Q. I recently saw "The Client" on an United Airlines flight and noticed that the soundtrack had been dubbed to replace profanities with substitute words. I would assume that a bit of violence may also have been removed, for example during the suicide episode. My guess is that the resulting movie would be given a "PG" rating. There are many popular movies that I would love to rent for viewing with my family if only they were rated "G" or (maybe) "PG." Cleaning up the language, removing the sex, and toning down any graphic violence would make very little difference to the entertainment value for many people of the movies I'm talking about. Are "airline edits" available anywhere for rental? Have studios ever considered issuing "family" and "mature" versions of the same movie? (Jon Bale, San Jose, Calif.)
A. Such versions are not available through ordinary rental and sale channels. Some directors are so disturbed by the "airline edits" of their films that they have their names removed (Robert Mulligan, for example, took his name off of "The Man in the Moon"). Their contracts usually include the studio's right to edit for in-flight and broadcast use, however. Most directors would violently oppose a similar edited version for commercial video channels. I am sure you are correct that a market for such films exists; I doubt that an R movie could easily be transformed into a PG, but it would be easier to tone down a PG-13. I believe, however, that films are works of art, not commodities, and that every film should be seen as the director intended.

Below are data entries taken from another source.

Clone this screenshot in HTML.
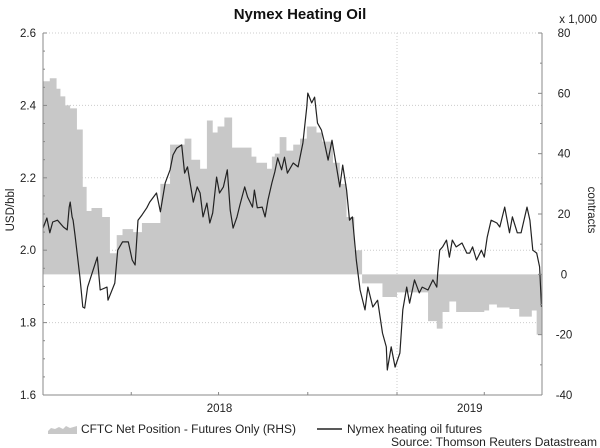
<!DOCTYPE html>
<html><head><meta charset="utf-8"><style>
body{margin:0;background:#fff;}
svg{display:block;font-family:"Liberation Sans",Arial,sans-serif;}
</style></head><body>
<svg id="chart" width="600" height="448" viewBox="0 0 600 448">
<text x="300" y="19" text-anchor="middle" font-size="15" font-weight="bold" fill="#111">Nymex Heating Oil</text>
<text x="597" y="23" text-anchor="end" font-size="11.5" fill="#222">x 1,000</text>
<g id="grid"></g>
<g id="area"></g>
<g id="line"></g>
<g id="axes"></g>
<text transform="translate(14,210) rotate(-90)" text-anchor="middle" font-size="11.5" fill="#222">USD/bbl</text>
<text transform="translate(588,210) rotate(90)" text-anchor="middle" font-size="11.5" fill="#222">contracts</text>
<g>
<path d="M48,431 L51,428 L55,429 L59,427 L63,429 L66,426 L70,428 L77,426 L77,434 L48,434 Z" fill="#c8c8c8"/>
<text x="81" y="433" font-size="11.5" textLength="215" lengthAdjust="spacingAndGlyphs" fill="#222">CFTC Net Position - Futures Only (RHS)</text>
<line x1="317" y1="429" x2="342" y2="429" stroke="#222" stroke-width="1.5"/>
<text x="347" y="433" font-size="11.5" textLength="135" lengthAdjust="spacingAndGlyphs" fill="#222">Nymex heating oil futures</text>
</g>
<text x="597" y="446" text-anchor="end" font-size="11.5" textLength="206" lengthAdjust="spacingAndGlyphs" fill="#222">Source: Thomson Reuters Datastream</text>
</svg>
<script>
const priceDays=[0,4,7,10,15,21,25,27,28,30,31,33,38,41,43,46,54,56,59,66,67,74,77,82,88,92,95,98,102,107,110,117,121,126,131,134,138,143,146,149,155,159,162,165,169,172,175,179,182,186,190,193,196,200,203,208,211,216,218,221,226,229,232,236,239,242,246,249,252,258,263,268,272,273,277,280,283,287,290,294,298,301,306,309,313,316,319,323,327,332,335,340,345,350,354,355,359,363,368,371,375,378,383,388,391,397,402,406,407,409,412,416,419,422,426,432,437,440,443,447,452,455,458,462,468,471,476,481,484,489,493,499,502,505,509,512,514];
const priceVals=[2.061,2.089,2.048,2.078,2.083,2.064,2.056,2.119,2.133,2.092,2.083,2.042,1.926,1.843,1.840,1.898,1.965,1.981,1.890,1.898,1.862,1.909,2.000,2.023,2.023,1.973,1.959,2.083,2.097,2.117,2.133,2.158,2.106,2.186,2.222,2.263,2.282,2.291,2.213,2.230,2.133,2.175,2.158,2.092,2.130,2.075,2.103,2.202,2.158,2.175,2.222,2.111,2.061,2.092,2.125,2.175,2.147,2.119,2.166,2.117,2.119,2.092,2.139,2.186,2.216,2.255,2.222,2.257,2.213,2.241,2.230,2.296,2.396,2.434,2.407,2.423,2.351,2.332,2.299,2.249,2.304,2.257,2.175,2.235,2.166,2.083,2.092,1.973,1.890,1.835,1.898,1.843,1.862,1.771,1.733,1.669,1.733,1.677,1.716,1.835,1.898,1.854,1.918,1.882,1.898,1.890,1.918,1.898,1.937,2.000,2.009,2.028,1.981,2.028,2.009,2.020,1.992,1.992,2.009,1.973,2.000,1.981,2.036,2.083,2.075,2.064,2.119,2.048,2.092,2.048,2.048,2.119,2.083,2.000,1.992,1.954,1.843];
const netDays=[0,7,14,18,23,28,35,41,45,50,61,69,76,82,93,102,121,131,146,153,162,169,175,180,187,195,215,220,231,236,239,244,251,258,265,272,282,288,299,306,313,321,329,350,365,383,397,406,412,419,426,455,460,468,481,491,504,509];
const netVals=[64,65,61.5,59,56,55,48,29,21,22,19,7,13,15,14,17,30,43,45,38,35,51,47,49,52,42,39,37,35,39,40,45.5,41,43,45,49,47,44,37,30,19,8,-3,-7.5,-6,-6,-15.5,-18,-12.5,-9,-12.5,-12,-10,-11,-11.5,-14,-12,-20];
const endDay=514;
const leftTicks=[1.6,1.8,2.0,2.2,2.4,2.6];
const rightTicks=[-40,-20,0,20,40,60,80];
const yearLabels=["2018","2019"];
const yearMid=[182,440];

const X0=43,X1=542,T=33,B=395;
const xS=d=>X0+d*(354/365);
const yL=v=>T+(2.6-v)/1.0*(B-T);
const yR=v=>T+(80-v)/120*(B-T);
const NS="http://www.w3.org/2000/svg";
function mk(tag,attrs,parent){const e=document.createElementNS(NS,tag);for(const k in attrs)e.setAttribute(k,attrs[k]);document.getElementById(parent).appendChild(e);return e;}

leftTicks.forEach(v=>{
  if(v>1.6){const g=mk('line',{x1:X0,x2:X1,y1:yL(v),y2:yL(v),stroke:'#ccc','stroke-dasharray':'1,2'},'grid');
  
  }
});
const vg=mk('line',{x1:xS(365),x2:xS(365),y1:T,y2:B,stroke:'#ccc','stroke-dasharray':'1,2'},'grid');



let d='M'+xS(netDays[0])+','+yR(0);
for(let i=0;i<netDays.length;i++){
  const xa=xS(netDays[i]),xb=xS(i+1<netDays.length?netDays[i+1]:endDay);
  d+=' L'+xa+','+yR(netVals[i])+' L'+xb+','+yR(netVals[i]);
}
d+=' L'+xS(endDay)+','+yR(0)+' Z';
const ar=mk('path',{d:d,fill:'#c8c8c8',stroke:'none'},'area');



const pts=priceDays.map((dd,i)=>xS(dd).toFixed(1)+','+yL(priceVals[i]).toFixed(1)).join(' ');
const pl=mk('polyline',{points:pts,fill:'none',stroke:'#222','stroke-width':1.2,'stroke-linejoin':'round'},'line');



mk('line',{x1:X0,x2:X0,y1:T,y2:B,stroke:'#888'},'axes');
mk('line',{x1:X1,x2:X1,y1:T,y2:B,stroke:'#888'},'axes');
mk('line',{x1:X0,x2:X1,y1:B,y2:B,stroke:'#888'},'axes');
for(let v=1.6;v<=2.601;v+=0.05){mk('line',{x1:X0,x2:X0+(Math.abs(v*5-Math.round(v*5))<0.01?4:2),y1:yL(v),y2:yL(v),stroke:'#888'},'axes');}
for(let v=-40;v<=80;v+=10){mk('line',{x1:X1,x2:X1-(v%20===0?4:2),y1:yR(v),y2:yR(v),stroke:'#888'},'axes');}
leftTicks.forEach(v=>{
  const t=mk('text',{x:36,y:yL(v)+4,'text-anchor':'end','font-size':11.5,fill:'#222'},'axes');
  t.textContent=v.toFixed(1);
  
  
});
rightTicks.forEach(v=>{
  const t=mk('text',{x:564,y:yR(v)+4,'text-anchor':'middle','font-size':11.5,fill:'#222'},'axes');
  t.textContent=String(v);
  
  
});
[0,91,181,273,365,455].forEach(dd=>{mk('line',{x1:xS(dd),x2:xS(dd),y1:B,y2:B-3,stroke:'#888'},'axes');});
yearLabels.forEach((lab,i)=>{
  const t=mk('text',{x:xS(yearMid[i]),y:412,'text-anchor':'middle','font-size':11.5,fill:'#222'},'axes');
  t.textContent=lab;
  
  
});
</script>
</body></html>
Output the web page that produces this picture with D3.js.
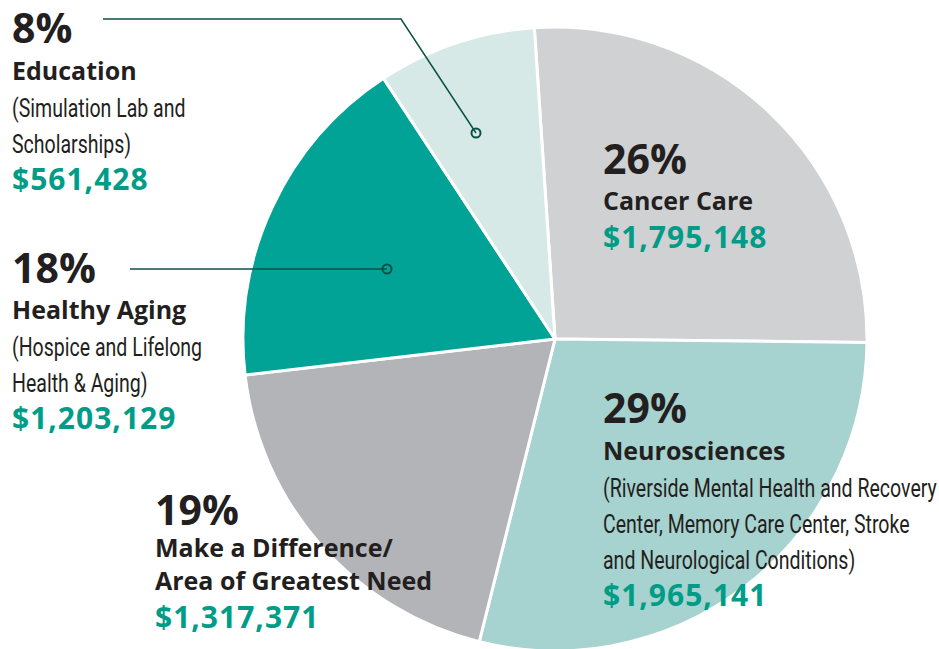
<!DOCTYPE html>
<html>
<head>
<meta charset="utf-8">
<script src="https://cdn.jsdelivr.net/npm/d3@7"></script>
<style>
  body { margin: 0; background: #fff; }
  .pct { font-family: "Open Sans", sans-serif; font-weight: 700; fill: #231f20; }
  .name { font-family: "Open Sans", sans-serif; font-weight: 700; fill: #231f20; }
  .sub { font-family: Roboto, sans-serif; fill: #231f20; }
  .amt { font-family: "Open Sans", sans-serif; font-weight: 700; fill: #009c88; }
</style>
</head>
<body>
<div class="chart"></div>
<script>
var fullWidth = 939, fullHeight = 649;

// data (clockwise from the top)
var categories = [`Cancer Care`, `Neurosciences`, `Make a Difference`, `Healthy Aging`, `Education`];
var amounts = [1795148, 1965141, 1317371, 1203129, 561428];
var percentLabels = [`26%`, `29%`, `19%`, `18%`, `8%`];
var nameLines = [
    [`Cancer Care`],
    [`Neurosciences`],
    [`Make a Difference/`, `Area of Greatest Need`],
    [`Healthy Aging`],
    [`Education`]
];
var subLines = [
    [],
    [`(Riverside Mental Health and Recovery`, `Center, Memory Care Center, Stroke`, `and Neurological Conditions)`],
    [],
    [`(Hospice and Lifelong`, `Health & Aging)`],
    [`(Simulation Lab and`, `Scholarships)`]
];
var colors = [`#d0d1d3`, `#a6d2cf`, `#b3b4b8`, `#00a396`, `#d6e9e6`];

var cx = 555, cy = 339, radius = 312;

var svg = d3.select(`.chart`)
    .append(`svg`)
    .attr(`width`, fullWidth)
    .attr(`height`, fullHeight)
    .attr(`viewBox`, `0 0 ${fullWidth} ${fullHeight}`);

var startAngle = -3.8 * Math.PI / 180;
var pie = d3.pie()
    .sort(null)
    .value(d => d.value)
    .startAngle(startAngle)
    .endAngle(startAngle + 2 * Math.PI);

var arc = d3.arc().innerRadius(0).outerRadius(radius);

var data = categories.map((c, i) => ({name: c, value: amounts[i], color: colors[i]}));

svg.append(`g`)
    .attr(`transform`, `translate(${cx},${cy})`)
    .selectAll(`path`)
    .data(pie(data))
    .enter()
    .append(`path`)
    .attr(`d`, arc)
    .style(`fill`, d => d.data.color)
    .style(`stroke`, `#fff`)
    .style(`stroke-width`, 3)
    .style(`stroke-linejoin`, `round`);

// leader lines for the two labels that sit outside the pie
var leaders = [
    {points: [[103, 19], [401, 19], [476, 133]]},
    {points: [[130, 269], [387, 269]]}
];
leaders.forEach(l => {
    var end = l.points[l.points.length - 1];
    svg.append(`path`)
        .attr(`d`, d3.line()(l.points))
        .style(`fill`, `none`)
        .style(`stroke`, `#0b5147`)
        .style(`stroke-width`, 1.5);
    svg.append(`circle`)
        .attr(`cx`, end[0])
        .attr(`cy`, end[1])
        .attr(`r`, 4.5)
        .style(`fill`, `none`)
        .style(`stroke`, `#0b5147`)
        .style(`stroke-width`, 2);
});

// the sub lines use a condensed face; squeeze a regular one to the same width
var probe = svg.append(`text`).attr(`class`, `sub`).style(`font-size`, `25px`)
    .text(subLines[1][0]);
var squeeze = 334 / probe.node().getComputedTextLength();
probe.remove();

// label blocks: x, baseline of the percentage, gap to the name
var blocks = [
    {x: 603, y: 174, gap: 36},
    {x: 603, y: 423, gap: 37},
    {x: 155, y: 525, gap: 32},
    {x: 12, y: 283, gap: 36},
    {x: 12, y: 43, gap: 37}
];
var fmt = d3.format(`$,`);

blocks.forEach((b, i) => {
    var g = svg.append(`g`).attr(`transform`, `translate(${b.x},0)`);
    var y = b.y;
    g.append(`text`).attr(`class`, `pct`).attr(`y`, y)
        .style(`font-size`, `41px`)
        .text(percentLabels[i]);
    y += b.gap;
    nameLines[i].forEach((t, j) => {
        if (j > 0) y += 33;
        g.append(`text`).attr(`class`, `name`).attr(`y`, y)
            .style(`font-size`, `25px`)
            .text(t);
    });
    subLines[i].forEach(t => {
        y += 36;
        g.append(`text`).attr(`class`, `sub`)
            .attr(`transform`, `translate(0,${y + 1}) scale(${squeeze},1)`)
            .style(`font-size`, `25px`)
            .text(t);
    });
    y += 38;
    g.append(`text`).attr(`class`, `amt`).attr(`y`, y)
        .style(`font-size`, `30px`).style(`letter-spacing`, `1px`)
        .text(fmt(amounts[i]));
});
</script>
</body>
</html>
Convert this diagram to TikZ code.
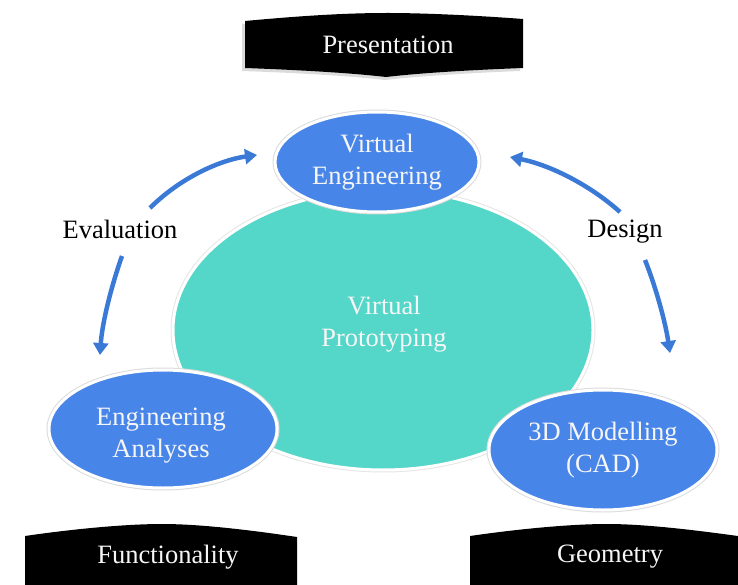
\documentclass[tikz,border=0pt]{standalone}
\usepackage{fontspec}
\setmainfont{Liberation Serif}
\usetikzlibrary{shapes.geometric,arrows.meta}
\definecolor{bubbleblue}{RGB}{72,133,232}
\definecolor{coreteal}{RGB}{84,214,200}
\definecolor{flowblue}{RGB}{58,122,214}
\definecolor{softwhite}{RGB}{246,246,246}
\tikzset{
  txt/.style={font=\fontsize{26.5}{32}\selectfont, align=center, inner sep=0pt},
  bubble/.style={ellipse, fill=bubbleblue, draw=white, line width=3pt,
    preaction={draw=black!14, line width=5pt},
    text=softwhite, txt},
  core/.style={ellipse, fill=coreteal, draw=white, line width=3pt,
    preaction={draw=black!10, line width=5pt}},
  intext/.style={txt, text=softwhite},
  banner/.style={fill=black},
  bannershadow/.style={fill=black!14},
  flow/.style={draw=flowblue, line width=4.5pt,
    -{Triangle[length=12pt,width=15pt]}},
  plain/.style={txt, text=black}
}
\begin{document}
\begin{tikzpicture}[x=1pt,y=-1pt]
\useasboundingbox (0,0) rectangle (738,585);

% central ellipse and the three satellites
\node[core, minimum width=420pt, minimum height=280pt] (vp) at (383,330) {};
\node[intext] (vptext) at (384,324) {Virtual\\Prototyping};
\node[bubble, minimum width=204pt, minimum height=100pt] (ve) at (377,162) {Virtual\\Engineering};
\node[bubble, minimum width=228pt, minimum height=118pt] (ea) at (163,429) {};
\node[intext] (eatext) at (161,436) {Engineering\\Analyses};
\node[bubble, minimum width=228pt, minimum height=120pt] (cad) at (603,450) {3D Modelling\\(CAD)};

% top banner
\fill[bannershadow] (242,24) .. controls (320,17) and (360,16) .. (386,16)
  .. controls (420,16) and (470,18) .. (520,22) -- (520,71)
  .. controls (470,73) and (420,76) .. (385,80)
  .. controls (350,76) and (300,73) .. (242,71) -- cycle;
\fill[banner] (245,21) .. controls (320,14) and (360,13) .. (388,13)
  .. controls (420,13) and (470,15) .. (523,19) -- (523,68)
  .. controls (470,70) and (420,73) .. (386,77)
  .. controls (352,73) and (300,70) .. (245,68) -- cycle;
\node[intext] (pres) at (388,45) {Presentation};

% bottom banners
\fill[banner] (25,536) .. controls (80,528) and (130,524) .. (162,524)
  .. controls (200,524) and (250,530) .. (297,537) -- (297,585) -- (25,585) -- cycle;
\node[intext] (func) at (168,557) {Functionality};

\fill[banner] (470,536) .. controls (525,528) and (575,524) .. (607,524)
  .. controls (645,524) and (695,530) .. (745,537) -- (745,585) -- (470,585) -- cycle;
\node[intext] (geo) at (610,557) {Geometry};

% side labels
\node[plain] (eval) at (120,229) {Evaluation};
\node[plain] (des) at (625,232) {Design};

% arrow ends
\coordinate (evalup) at (150,208);
\coordinate (evaldown) at (122,256);
\coordinate (desup) at (620,212);
\coordinate (desdown) at (645,260);
\coordinate (vein) at (257,155);
\coordinate (veinr) at (510,157);
\coordinate (eain) at (100,355);
\coordinate (cadin) at (670,353);

\draw[flow] (evalup) .. controls (180,178) and (220,160) .. (vein);
\draw[flow] (evaldown) .. controls (110,290) and (102,325) .. (eain);
\draw[flow] (desup) .. controls (590,185) and (550,165) .. (veinr);
\draw[flow] (desdown) .. controls (655,285) and (665,320) .. (cadin);
\end{tikzpicture}
\end{document}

Q. I was delighted to read your review of "I.Q.," which was also favorably noticed by Janet Maslin in the N. Y. Times. I was lucky enough to be an extra in the film, which premiered here in Princeton last Monday--frankly to mixed reviews (a friend pronounced it the "worst film I've ever seen"). The problem is, Princeton people are very protective of Einstein, whom they think they "know." Even though locals loved Matthau as a person while he was filming here, they worry whether Einstein himself would have approved. I'm glad non-Princetonians are enjoying the film; around here, they're too busy noticing the scenery ("Hey, I think I saw my house!"). (Bob Brown, Princeton, N.J.)
A. It was the great French director Francois Truffaut who once said no one could appreciate even the greatest film if it was shot in their own house, because they would always be looking at the wallpaper.
Q. I would have thought "Princess Caraboo" was exactly the kind of film that would have hugely benefited from good reviews. The critics did get to see it at the Montreal festival, and it received only positive reviews. Yet I understand it was never shown to critics, and as a result got few reviews, one way or the other. What was the thinking of? (Matthew Cope, Westmont, Quebec)
A. You are referring to the September release of a comedy about a mysterious young woman who appears in England in the early 19th century, and fascinates society. The film had a first-rate case; Phoebe Cates, Kevin Kline, Wendy Hughes, Jim Broadbent and John Lithgow. Yet it was not screened, and I was unable to catch it in a theater before it disappeared. Sometimes there are political reasons why a studio wants a movie to fail, because it has been sponsored by an executive whose success is not in the best interest of his rivals. Other times, the studio simply has no idea what it has. Look at the last year's case of "Tombstone," where Disney's non-screening policy may have cost Val Kilmer an Oscar nomination.